Friday, July 25, 2014

Pompeii

Pompeii was not what I expected. I had the idea in my head that the city would be filled with the shells of preserved people. However, what I found was an enormous city that had interesting artifacts, buildings and murals at every corner. Pack lots of water, sunscreen and a hat because Pompeii will take all day not only because it is fascinating (in fact, I wish I could have spent longer there) but because the maps provided are pretty terrible. My suggestion would be to grab an informational packet that is offered in many languages and gives information on every site in Pompeii and map out a road plan to where you would like to visit! I'd seriously suggest including the Mystery Villa in your travels!








On a Rainy Day

The weather here in Rome has been hot. However, when it rains here, it pours. The museums in Rome were a fantastic option for a rainy day. Wandering through the artifacts and sculptures gave me my first real insight on what ancient Rome would really be like. The Baths of Diocletian, Palazzo Altemps Museum, Palazzo Massimo and the Crypta Balbi were incredible to explore -- though exhausting so I'd recommend taking a couple of days to visit all the museums on the all inclusive ticket. One of my favorite artifacts in the Palazzo Massimo was the found in the basement among the impressive collection of ancient Roman coins. It was the mummy of an eight year old child over 2000 years old. One of a kind, this little girl died of asbestos poisoning and was mummified because her Roman family probably worshiped Isis, the Egyptian God. Below are some pictures from this exciting day!









Wednesday, July 23, 2014

A Cheap and Cheerful Adventure

One of my absolute favorite days on this trip has been pilgrimage day. This day adventure is something that anyone can do in Rome for free and results in the added bonus of being much better acquainted with the city and the saints of Catholicism. The idea was simple. We would go on our own pilgrimage finding churches and statues dedicated to the saints whose causes we identified with the most. It became our own scavenger hunt of sorts that lasted from 9 am to 6 pm that day. My Patron Saint was Saint Francis of Assisi, the animal protector saint, because I hope become a veterinarian in the future.


CG

Monday, July 21, 2014

The Main Drag with a Twist

I've found that the longer I stay here in Rome the more I realize that some of the iconic and well known spots have drastically different appeals depending on when you visit them.

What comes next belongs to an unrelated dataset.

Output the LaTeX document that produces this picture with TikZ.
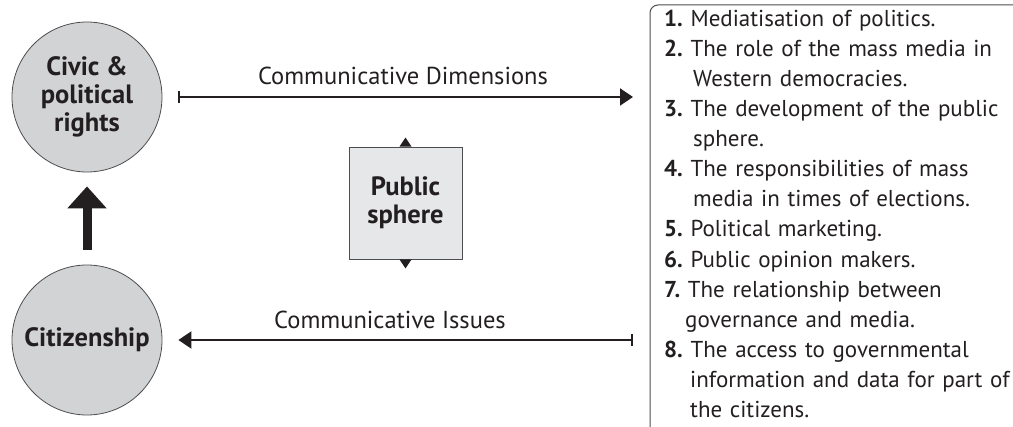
\documentclass[tikz,border=0pt]{standalone}
\usepackage{fontspec}
\setmainfont{PT Sans}
\usetikzlibrary{arrows.meta}
\definecolor{ink}{HTML}{231F20}
\definecolor{circfill}{HTML}{D1D3D4}
\definecolor{boxfill}{HTML}{E6E7E8}
\definecolor{edge}{HTML}{4D4D4F}
\newcommand\listitem[2]{\par\hangindent=#2\hangafter=1\noindent\textbf{#1}\ }
\begin{document}
\begin{tikzpicture}[x=1pt,y=-1pt,
  circ/.style={circle, draw=edge, line width=0.8pt, fill=circfill, minimum size=150pt, inner sep=0pt, align=center, font=\fontsize{26.5}{28}\selectfont\bfseries, text=ink},
  psbox/.style={rectangle, draw=edge, line width=0.8pt, fill=boxfill, minimum width=113pt, minimum height=112pt, inner sep=0pt, align=center, font=\fontsize{26.5}{28}\selectfont\bfseries, text=ink},
  lbl/.style={font=\fontsize{24.5}{28}\selectfont, text=ink, inner sep=0pt},
  listtxt/.style={font=\fontsize{23}{30.1}\selectfont, text=ink, text width=370pt, inner sep=0pt},
  conn/.style={draw=ink, line width=2pt},
  bigarrow/.style={draw=ink, line width=9pt, -{Triangle[length=22pt,width=38pt]}},
  frame/.style={draw=edge, line width=1pt, rounded corners=8pt}
]
\useasboundingbox (0,0) rectangle (1013,427);
\clip (0,0) rectangle (1013,427);

\node[circ] (civ) at (87,97) {Civic \&\\political\\rights};
\node[circ] (cit) at (87,340) {Citizenship};
\node[psbox] (ps) at (405.5,203) {Public\\sphere};

\fill[ink] (ps.north) ++(-6,0) -- ++(12,0) -- ++(-6,-9) -- cycle;
\fill[ink] (ps.south) ++(-6,0) -- ++(12,0) -- ++(-6,9) -- cycle;

\draw[frame] (650,434) -- (650,5) -- (1040,5);
\node[listtxt, anchor=north west] (list) at (664,-4) {%
\parskip=0pt\parindent=0pt\raggedright
\listitem{1.}{29pt}Mediatisation of politics.
\listitem{2.}{29pt}The role of the mass media in\newline Western democracies.
\listitem{3.}{29pt}The development of the public\newline sphere.
\listitem{4.}{29pt}The responsibilities of mass\newline media in times of elections.
\listitem{5.}{29pt}Political marketing.
\listitem{6.}{29pt}Public opinion makers.
\listitem{7.}{21pt}The relationship between\newline governance and media.
\listitem{8.}{26pt}The access to governmental\newline information and data for part of\newline the citizens.\par};

\coordinate (dimEnd) at (633,97);
\coordinate (issStart) at (633,340);

\draw[conn, {Bar[width=12pt]}-{Triangle[length=13pt,width=17pt]}, shorten <=16pt] (civ) -- (dimEnd);
\draw[conn, {Bar[width=12pt]}-{Triangle[length=13pt,width=17pt]}, shorten >=16pt] (issStart) -- (cit);

\node[lbl] (dimlbl) at (403,76) {Communicative Dimensions};
\node[lbl] (isslbl) at (390,320) {Communicative Issues};

\draw[bigarrow, shorten <=15pt, shorten >=14pt] (cit) -- (civ);
\end{tikzpicture}
\end{document}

For example, I recommend visiting the Il Pincio above the Piazza del Popolo at sunset. This beautiful terrace is the beginning of the Villa Borghese, the largest public park in Rome. It offers spectacular views of the whole city of Rome often accompanied by the soft croonings of street musicians. While I had visited this spot during the day and loved it immensely, the sunset atmosphere was more relaxed and quieter.

Il Pincio Sunset

Il Pincio in Daylight
The beautiful Castel Sant'Angelo is worth a visit at night. The castle is lit up beautifully and you can admire Bernini's sculptures on the bridge in another darker light. The castle is almost menacing and contrasts greatly with the flurry of people below. I'd recommend a walk along the Tiber river while you are there!
Castel Sant'Angelo at Midnight

Castel Sant'Angelo in Daylight
  CG

Sunday, July 20, 2014

The Cinque Terre Experience

The Cinque Terre region is a place in Italy you can not miss. The hikes are challenging, but rewarding with unparallel views. The markets (the strawberries here are unlike anything I've experienced before), local churches, and building architecture styles in the five coastal towns were a delight to explore. The Cinque Terre is the ultimate get-a-way for beach goers looking for beautiful white marble beaches and a salty refreshing ocean. Below are some photos to entice you!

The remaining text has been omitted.